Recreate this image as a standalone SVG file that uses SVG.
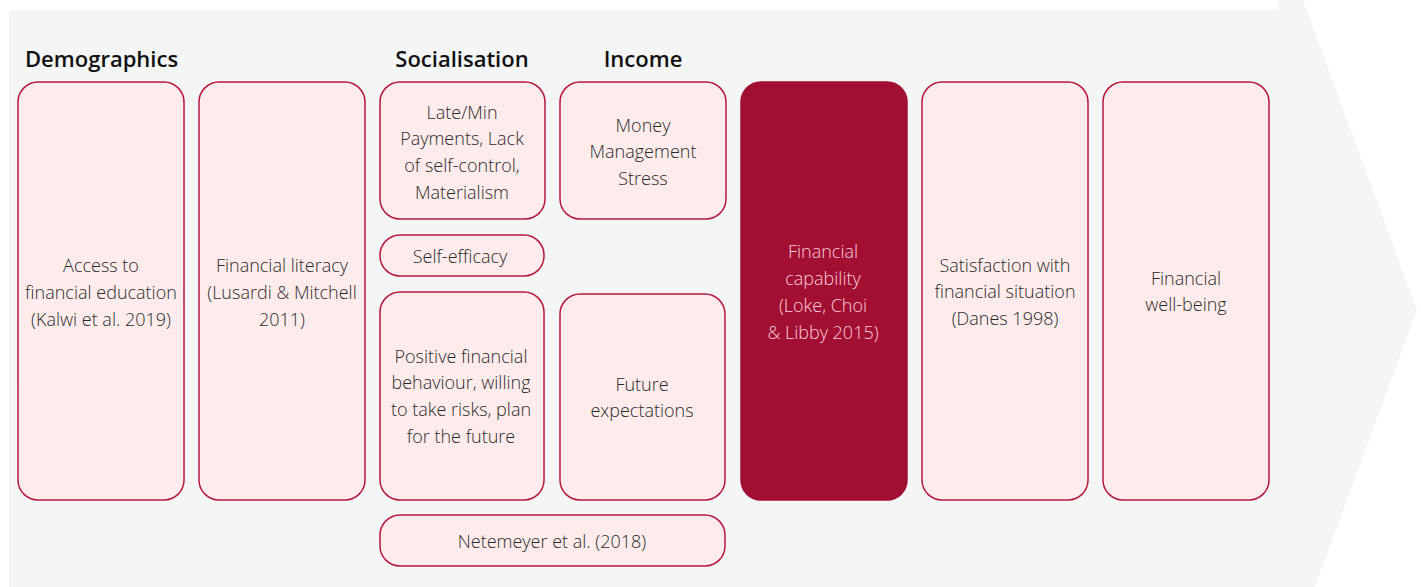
<svg xmlns="http://www.w3.org/2000/svg" width="1421" height="587" viewBox="0 0 1421 587">
  <style>
    .box { fill: #fdeceb; stroke: #b5173f; stroke-width: 1.5; }
    .key { fill: #a30e33; stroke: #a30e33; stroke-width: 1.5; }
    .txt { font-family: "Open Sans", "Liberation Sans", sans-serif; font-size: 18px; font-weight: 300; fill: #2a2a2a; text-anchor: middle; }
    .txt-light { font-family: "Open Sans", "Liberation Sans", sans-serif; font-size: 18px; font-weight: 300; fill: #f7d0d9; text-anchor: middle; }
    .head { font-family: "Open Sans", "Liberation Sans", sans-serif; font-size: 22px; font-weight: 600; fill: #111111; }
  </style>

  <!-- backdrop arrow -->
  <polygon points="9,10 1278,10 1278,0 1303,0 1417,310 1315,587 9,587" fill="#f4f5f5"/>

  <!-- column headings -->
  <g id="headings">
    <text class="head" x="25" y="67">Demographics</text>
    <text class="head" x="462" y="67" text-anchor="middle">Socialisation</text>
    <text class="head" x="643" y="67" text-anchor="middle">Income</text>
  </g>

  <!-- connectors: none drawn in this layout -->
  <g id="connectors"></g>

  <g id="access">
    <rect class="box" x="18" y="82" width="166" height="418" rx="20"/>
    <text class="txt" x="101" y="272">Access to</text>
    <text class="txt" x="101" y="299">financial education</text>
    <text class="txt" x="101" y="326">(Kalwi et al. 2019)</text>
  </g>

  <g id="literacy">
    <rect class="box" x="199" y="82" width="166" height="418" rx="20"/>
    <text class="txt" x="282" y="272">Financial literacy</text>
    <text class="txt" x="282" y="299">(Lusardi &amp; Mitchell</text>
    <text class="txt" x="282" y="326">2011)</text>
  </g>

  <g id="payments">
    <rect class="box" x="380" y="82" width="165" height="137" rx="20"/>
    <text class="txt" x="462" y="119">Late/Min</text>
    <text class="txt" x="462" y="145">Payments, Lack</text>
    <text class="txt" x="462" y="172">of self-control,</text>
    <text class="txt" x="462" y="199">Materialism</text>
  </g>

  <g id="self-efficacy">
    <rect class="box" x="380" y="235" width="164" height="41" rx="20"/>
    <text class="txt" x="460" y="263">Self-efficacy</text>
  </g>

  <g id="behaviour">
    <rect class="box" x="380" y="292" width="164" height="208" rx="20"/>
    <text class="txt" x="461" y="363">Positive financial</text>
    <text class="txt" x="461" y="389">behaviour, willing</text>
    <text class="txt" x="461" y="416">to take risks, plan</text>
    <text class="txt" x="461" y="443">for the future</text>
  </g>

  <g id="stress">
    <rect class="box" x="560" y="82" width="166" height="137" rx="20"/>
    <text class="txt" x="643" y="132">Money</text>
    <text class="txt" x="643" y="158">Management</text>
    <text class="txt" x="643" y="185">Stress</text>
  </g>

  <g id="expectations">
    <rect class="box" x="560" y="294" width="165" height="206" rx="20"/>
    <text class="txt" x="642" y="391">Future</text>
    <text class="txt" x="642" y="417">expectations</text>
  </g>

  <g id="netemeyer">
    <rect class="box" x="380" y="515" width="345" height="51" rx="20"/>
    <text class="txt" x="552" y="548">Netemeyer et al. (2018)</text>
  </g>

  <g id="capability">
    <rect class="key" x="741" y="82" width="166" height="418" rx="20"/>
    <text class="txt-light" x="823" y="258">Financial</text>
    <text class="txt-light" x="823" y="285">capability</text>
    <text class="txt-light" x="823" y="312">(Loke, Choi</text>
    <text class="txt-light" x="823" y="339">&amp; Libby 2015)</text>
  </g>

  <g id="satisfaction">
    <rect class="box" x="922" y="82" width="166" height="418" rx="20"/>
    <text class="txt" x="1005" y="272">Satisfaction with</text>
    <text class="txt" x="1005" y="298">financial situation</text>
    <text class="txt" x="1005" y="325">(Danes 1998)</text>
  </g>

  <g id="wellbeing">
    <rect class="box" x="1103" y="82" width="166" height="418" rx="20"/>
    <text class="txt" x="1186" y="285">Financial</text>
    <text class="txt" x="1186" y="311">well-being</text>
  </g>
</svg>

• [AIM]:
Tally the lines of the listing that include "this". Reply with nothing but the count.

• [EXERCISE RESULT]:
2